A U.S. District Court judge denied four deputies' request yesterday for a temporary restraining order that would have prohibited Arlington Sheriff James A. Gondles Jr. from demoting or firing them because they criticized him during the recent election.

Judge James C. Cacheris said allegations in an affidavit by Chief Deputy Thomas Faust had "tipped the scales" in his decision.

In his statement, Faust said deputies had complained that the four employes who filed suit held meetings after the election where they made "statements asserting dissatisfaction" with the sheriff's reelection and with employes who supported Gondles during the campaign.

Faust said he had been told that the meetings took place during work hours and were "disruptive of the atmosphere and morale of the sheriff's office."

Gondles, a Democrat, was reelected to a third term in November after a heated campaign against Republican-backed independent Ronald B. Hager. Hager left his post last year as Gondles' chief deputy to run against his former boss.

On Monday Gondles gave an ultimatum to nine of 21 deputies who had supported Hager and signed published statements critical of Gondles. Citing a lack of confidence in them, Gondles told the deputies to choose between being fired and being demoted to the department's lowest rank without loss of pay.

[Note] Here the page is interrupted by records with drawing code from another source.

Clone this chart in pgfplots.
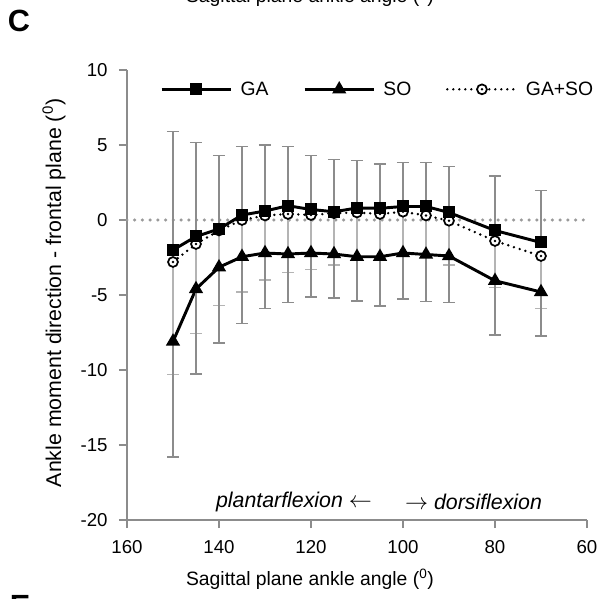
\documentclass[border=0pt]{standalone}
\usepackage{fontspec}
\setmainfont{Liberation Sans}
\usepackage{pgfplots}
\pgfplotsset{compat=1.18}
\usepackage{pgfplotstable}

\definecolor{barDark}{HTML}{8C8C8C}
\definecolor{barLight}{HTML}{B4B4B4}
\definecolor{axisGray}{HTML}{8C8C8C}
\definecolor{zeroGray}{HTML}{9A9A9A}

% open circle with a dot in the middle
\pgfdeclareplotmark{ringdot}{%
  \pgfpathcircle{\pgfpointorigin}{\pgfplotmarksize}%
  \pgfusepathqfillstroke
  \begin{pgfscope}%
    \pgfsetfillcolor{black}%
    \pgfpathcircle{\pgfpointorigin}{0.28\pgfplotmarksize}%
    \pgfusepathqfill
  \end{pgfscope}}

% angle, mean and error (one-sided) of each series
\pgfplotstableread{
ang  ga     gae    so     soe    gaso   gasoe
150  -2.00  7.90   -8.10  7.70   -2.80  7.50
145  -1.10  6.25   -4.60  5.67   -1.60  5.95
140  -0.60  4.90   -3.15  5.05   -0.70  5.00
135   0.33  4.57   -2.45  4.45    0.00  4.80
130   0.60  4.40   -2.20  3.70    0.30  4.30
125   0.95  3.95   -2.27  3.23    0.40  3.87
120   0.70  3.60   -2.20  2.93    0.33  3.60
115   0.55  3.50   -2.27  2.93    0.45  3.45
110   0.80  3.15   -2.45  2.95    0.50  3.10
105   0.78  2.95   -2.45  3.28    0.40  2.90
100   0.90  2.92   -2.20  3.07    0.55  3.00
95    0.90  2.95   -2.30  3.15    0.30  2.80
90    0.50  3.05   -2.40  3.10   -0.05  2.95
80   -0.70  3.63   -4.05  3.62   -1.40  3.10
70   -1.50  3.45   -4.80  2.93   -2.40  3.50
}\angdata

\tikzset{
  gasoLine/.style={black, line width=2pt, dash pattern=on 0pt off 4.5pt, line cap=round,
    mark=ringdot, mark size=3.7pt, mark options={solid, fill=white, line width=1.3pt}},
}

\begin{document}
\begin{tikzpicture}
\useasboundingbox (-95.25pt,-59.25pt) rectangle (357pt,390pt);
\begin{axis}[
  at={(0pt,0pt)}, anchor=south west,
  scale only axis, width=345pt, height=337.5pt,
  x dir=reverse, xmin=60, xmax=160, ymin=-20, ymax=10,
  xtick={60,80,100,120,140,160}, ytick={-20,-15,-10,-5,0,5,10},
  axis x line*=bottom, axis y line*=left,
  axis line style={draw=axisGray, line width=1.3pt},
  tick align=outside, major tick length=6pt,
  tick style={draw=axisGray, line width=1.3pt},
  ticklabel style={font=\fontsize{14}{16}\selectfont},
  xticklabel style={yshift=-6pt},
  yticklabel style={xshift=-5pt},
  /pgf/number format/assume math mode=true,
  clip=false,
  legend columns=3,
  legend style={at={(0.0717,0.957)}, anchor=west, draw=none, fill=none,
    inner sep=0pt, font=\fontsize{14.5}{16}\selectfont,
    /tikz/every odd column/.append style={column sep=4pt},
    /tikz/every even column/.append style={column sep=24pt}},
  legend image code/.code={\draw[mark repeat=2, mark phase=2, #1]
    plot coordinates {(0pt,0pt) (26pt,0pt) (52pt,0pt)};},
]
% zero reference
\draw[zeroGray, line width=2.6pt, dash pattern=on 0pt off 5.8pt, line cap=round]
  (axis cs:160,0) -- (axis cs:60,0);

% GA+SO first so that its light bars lie underneath
\addplot[gasoLine, forget plot,
  error bars/.cd, y dir=minus, y explicit,
  error bar style={draw=barLight, line width=0.8pt, solid},
  error mark options={draw=barLight, line width=0.8pt, mark size=4.5pt, rotate=90}]
  table[x=ang, y=gaso, y error=gasoe] {\angdata};

\addplot[black, line width=2.2pt, mark=square*, mark size=3.4pt, mark options={solid},
  error bars/.cd, y dir=plus, y explicit,
  error bar style={draw=barDark, line width=1pt},
  error mark options={draw=barDark, line width=1pt, mark size=4.5pt, rotate=90}]
  table[x=ang, y=ga, y error=gae] {\angdata};
\addlegendentry{GA}

\addplot[black, line width=2.2pt, mark=triangle*, mark size=4pt, mark options={solid},
  error bars/.cd, y dir=minus, y explicit,
  error bar style={draw=barDark, line width=1pt},
  error mark options={draw=barDark, line width=1pt, mark size=4.5pt, rotate=90}]
  table[x=ang, y=so, y error=soe] {\angdata};
\addlegendentry{SO}

\addlegendimage{gasoLine}
\addlegendentry{GA+SO}

\node[anchor=east, inner sep=0pt, font=\itshape\fontsize{16}{18}\selectfont]
  at (axis cs:106.7,-18.8) {plantarflexion $\leftarrow$};
\node[anchor=west, inner sep=0pt, font=\itshape\fontsize{16}{18}\selectfont]
  at (axis cs:99.6,-18.8) {$\rightarrow$ dorsiflexion};
\end{axis}

% labels, panel letters and the caption cut off at the top
\node[font=\fontsize{14.5}{16}\selectfont] at (137.25pt,-44.25pt)
  {Sagittal plane ankle angle (\textsuperscript{0})};
\node[rotate=90, font=\fontsize{16}{18}\selectfont] at (-54.75pt,170.25pt)
  {Ankle moment direction - frontal plane (\textsuperscript{0})};
\node[anchor=base, font=\fontsize{14.5}{16}\selectfont] at (137.25pt,387.75pt)
  {Sagittal plane ankle angle (\textsuperscript{0})};
\node[font=\bfseries\fontsize{23}{26}\selectfont] at (-81pt,374pt) {C};
\node[anchor=north, inner sep=0pt, font=\bfseries\fontsize{23}{26}\selectfont]
  at (-80.25pt,-56.25pt) {E};
\end{tikzpicture}
\end{document}
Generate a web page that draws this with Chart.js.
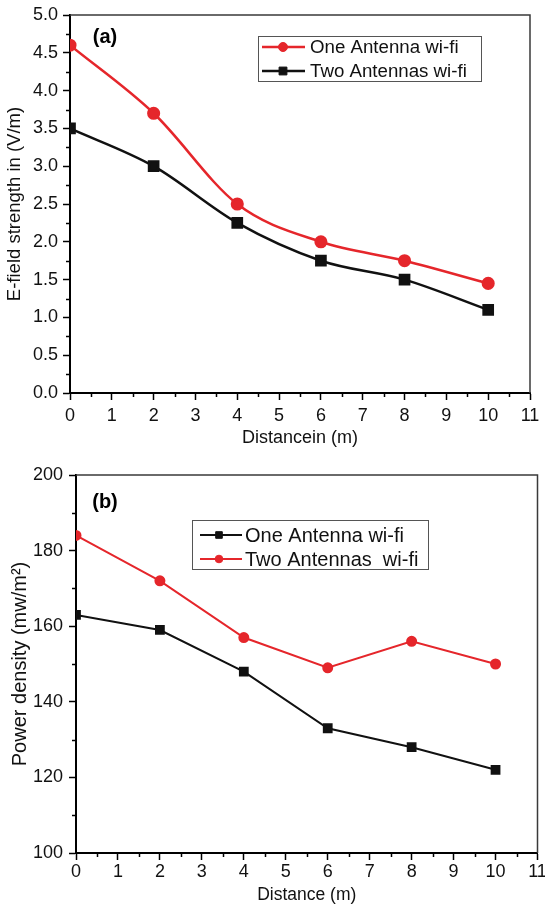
<!DOCTYPE html>
<html><head><meta charset="utf-8">
<script src="https://cdn.jsdelivr.net/npm/chart.js@4.4.0/dist/chart.umd.min.js"></script>
<style>
html,body{margin:0;padding:0;background:#fff;}
#wrapA{position:absolute;left:0;top:0;width:545px;height:453px;}
#wrapB{position:absolute;left:0;top:453px;width:545px;height:454px;}
</style></head><body>
<div id="wrapA"><canvas id="cA" width="545" height="453"></canvas></div>
<div id="wrapB"><canvas id="cB" width="545" height="454"></canvas></div>
<script>
// ---- data (a) ----
const distancesA = [0, 2, 4, 6, 8, 10];
const eFieldOne = [4.6, 3.7, 2.5, 2.0, 1.75, 1.45];
const eFieldTwo = [3.5, 3.0, 2.25, 1.75, 1.5, 1.1];
const labelsA = ['One Antenna wi-fi', 'Two Antennas wi-fi'];
// ---- data (b) ----
const distancesB = [0, 2, 4, 6, 8, 10];
const powerOne = [163, 159, 148, 133, 128, 122];
const powerTwo = [184, 172, 157, 149, 156, 150];
const labelsB = ['One Antenna wi-fi', 'Two Antennas  wi-fi'];

const FONT = '"Liberation Sans", Arial, sans-serif';
const RED = '#e5262b';
const BLACK = '#111111';

function pts(xs, ys) { return xs.map((x, i) => ({x: x, y: ys[i]})); }

const decor = {
  id: 'decor',
  afterDraw(chart, args, o) {
    const ctx = chart.ctx, a = chart.chartArea, xs = chart.scales.x, ys = chart.scales.y;
    ctx.save();
    ctx.strokeStyle = '#3a3a3a'; ctx.lineWidth = 1.5;
    ctx.beginPath(); ctx.moveTo(a.left, a.top); ctx.lineTo(a.right, a.top); ctx.lineTo(a.right, a.bottom); ctx.stroke();
    ctx.strokeStyle = '#000'; ctx.lineWidth = 1.5;
    ctx.beginPath();
    const nx = Math.round((xs.max - xs.min) / o.minorX);
    for (let i = 0; i <= nx; i++) {
      const v = xs.min + i * o.minorX;
      if (Math.abs(v / o.majorX - Math.round(v / o.majorX)) < 1e-6) continue;
      const px = Math.round(xs.getPixelForValue(v)) + 0.5;
      ctx.moveTo(px, a.bottom); ctx.lineTo(px, a.bottom + o.minorLen);
    }
    const ny = Math.round((ys.max - ys.min) / o.minorY);
    for (let i = 0; i <= ny; i++) {
      const v = ys.min + i * o.minorY;
      if (Math.abs(v / o.majorY - Math.round(v / o.majorY)) < 1e-6) continue;
      const py = Math.round(ys.getPixelForValue(v)) + 0.5;
      ctx.moveTo(a.left, py); ctx.lineTo(a.left - o.minorLen, py);
    }
    ctx.stroke();
    // panel label
    ctx.fillStyle = '#000';
    ctx.font = 'bold 20px ' + FONT; ctx.textAlign = 'center'; ctx.textBaseline = 'middle';
    ctx.fillText(o.label, o.labelX, o.labelY);
    // legend
    const L = o.legend;
    ctx.strokeStyle = '#555'; ctx.lineWidth = 1;
    ctx.strokeRect(L.x + 0.5, L.y + 0.5, L.w, L.h);
    ctx.font = L.fs + 'px ' + FONT; ctx.textAlign = 'left'; ctx.textBaseline = 'middle';
    chart.data.datasets.forEach((ds, i) => {
      const y = L.rows[i];
      ctx.strokeStyle = ds.borderColor; ctx.lineWidth = ds.borderWidth;
      ctx.beginPath(); ctx.moveTo(L.x1, y); ctx.lineTo(L.x2, y); ctx.stroke();
      ctx.fillStyle = ds.pointBackgroundColor; ctx.strokeStyle = ds.pointBorderColor; ctx.lineWidth = 1;
      Chart.helpers.drawPoint(ctx, {pointStyle: ds.pointStyle, radius: ds.pointRadius * 0.85, rotation: 0, borderWidth: 1}, L.mx, y);
      ctx.fillStyle = '#111';
      ctx.fillText(ds.label, L.tx, y + 1);
    });
    ctx.restore();
  }
};

function fixY(w) { return function (s) { s.width = w; s.paddingTop = 0; s.paddingBottom = 0; }; }
function fixX(h) { return function (s) { s.height = h; s.paddingLeft = 0; s.paddingRight = 0; }; }

function baseScales(cfg) {
  return {
    x: {
      type: 'linear', min: 0, max: 11,
      afterFit: fixX(cfg.xh),
      ticks: {stepSize: 1, color: '#111', font: {family: FONT, size: 18}, padding: cfg.xpad, maxRotation: 0, autoSkip: false},
      grid: {drawOnChartArea: false, drawTicks: true, tickLength: 7, tickWidth: 1.5, tickColor: '#000'},
      border: {display: true, color: '#000', width: 2},
      title: {display: true, text: cfg.xTitle, color: '#111', font: {family: FONT, size: cfg.xfs}, padding: {top: 0, bottom: cfg.xtp}}
    },
    y: {
      type: 'linear', min: cfg.ymin, max: cfg.ymax,
      afterFit: fixY(cfg.yw),
      ticks: {stepSize: cfg.ystep, color: '#111', font: {family: FONT, size: 18}, padding: cfg.ypad, callback: cfg.ycb},
      grid: {drawOnChartArea: false, drawTicks: true, tickLength: 7, tickWidth: 1.5, tickColor: '#000'},
      border: {display: true, color: '#000', width: 2},
      title: {display: true, text: cfg.yTitle, color: '#111', font: {family: FONT, size: cfg.yfs}, padding: {top: cfg.ytp, bottom: 0}}
    }
  };
}

function ds(label, data, color, style, r, bw, smooth) {
  return {
    label: label, data: data, borderColor: color, backgroundColor: color,
    pointBackgroundColor: color, pointBorderColor: color, pointStyle: style,
    pointRadius: r, pointHoverRadius: r, borderWidth: bw, clip: 0,
    cubicInterpolationMode: smooth ? 'monotone' : 'default', tension: 0
  };
}

new Chart(document.getElementById('cA'), {
  type: 'line',
  data: {datasets: [
    ds(labelsA[0], pts(distancesA, eFieldOne), RED, 'circle', 5.3, 2.5, true),
    ds(labelsA[1], pts(distancesA, eFieldTwo), BLACK, 'rect', 6.5, 2.5, true)
  ]},
  options: {
    responsive: false, animation: false, devicePixelRatio: 1,
    layout: {padding: {top: 15, right: 15, left: 0, bottom: 0}},
    plugins: {
      legend: {display: false}, tooltip: {enabled: false},
      decor: {minorX: 0.5, majorX: 1, minorY: 0.25, majorY: 0.5, minorLen: 4,
        label: '(a)', labelX: 105, labelY: 37,
        legend: {x: 258, y: 36, w: 223, h: 45, rows: [47, 71], x1: 262, x2: 305, mx: 283, tx: 310, fs: 18.7}}
    },
    scales: baseScales({xh: 60, xpad: 5, xtp: 4, xfs: 18, xTitle: 'Distancein (m)',
      yw: 70, ypad: 5, ytp: 4, yfs: 18.5, yTitle: 'E-field strength in (V/m)',
      ymin: 0, ymax: 5, ystep: 0.5, ycb: v => v.toFixed(1)})
  },
  plugins: [decor]
});

new Chart(document.getElementById('cB'), {
  type: 'line',
  data: {datasets: [
    ds(labelsB[0], pts(distancesB, powerOne), BLACK, 'rect', 5.5, 2, false),
    ds(labelsB[1], pts(distancesB, powerTwo), RED, 'circle', 4.5, 2, false)
  ]},
  options: {
    responsive: false, animation: false, devicePixelRatio: 1,
    layout: {padding: {top: 22, right: 2, left: 0, bottom: 0}},
    plugins: {
      legend: {display: false}, tooltip: {enabled: false},
      decor: {minorX: 0.5, majorX: 1, minorY: 10, majorY: 20, minorLen: 4,
        label: '(b)', labelX: 105, labelY: 49,
        legend: {x: 192, y: 67, w: 236, h: 49, rows: [82, 106], x1: 200, x2: 242, mx: 219, tx: 245, fs: 20}}
    },
    scales: baseScales({xh: 54, xpad: 1, xtp: 1, xfs: 17.5, xTitle: 'Distance (m)',
      yw: 76, ypad: 6, ytp: 8, yfs: 20, yTitle: 'Power density (mw/m²)',
      ymin: 100, ymax: 200, ystep: 20, ycb: v => String(v)})
  },
  plugins: [decor]
});
</script>
</body></html>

Five of the deputies agreed to the demotion by the Wednesday evening deadline. The others refused the demotion and filed a suit asking the court to bar the sheriff from demoting or firing them. They also sought $1.4 million in damages for "violation of their constitutional rights" of free speech.

After the court decision yesterday, Gondles offered the four an opportunity to reconsider his offer of a demotion. All four agreed but stated that they did so under protest, subject to the outcome of the suit, said Jonathan S. Gelber, one of their attorneys.

"To not win one is not a defeat," Gelber said after the hearing. "It's the first round."

Gondles was unavailable for comment. His attorney, William D. Dolan, said the decision "reflects the balance that has to be struck between the need for order and the sensitivity to expression. For now, it permits the sheriff's department to continue to operate effectively while not damaging these individual employes until they have their day in court."

A hearing for a preliminary injunction, the next step in the case, is set for Jan. 13. The deputies who filed suit are Margaret Ann Pierson, Richard Charles Tanner, Robin Faye Whitmore and Sean Eldon Whitmore.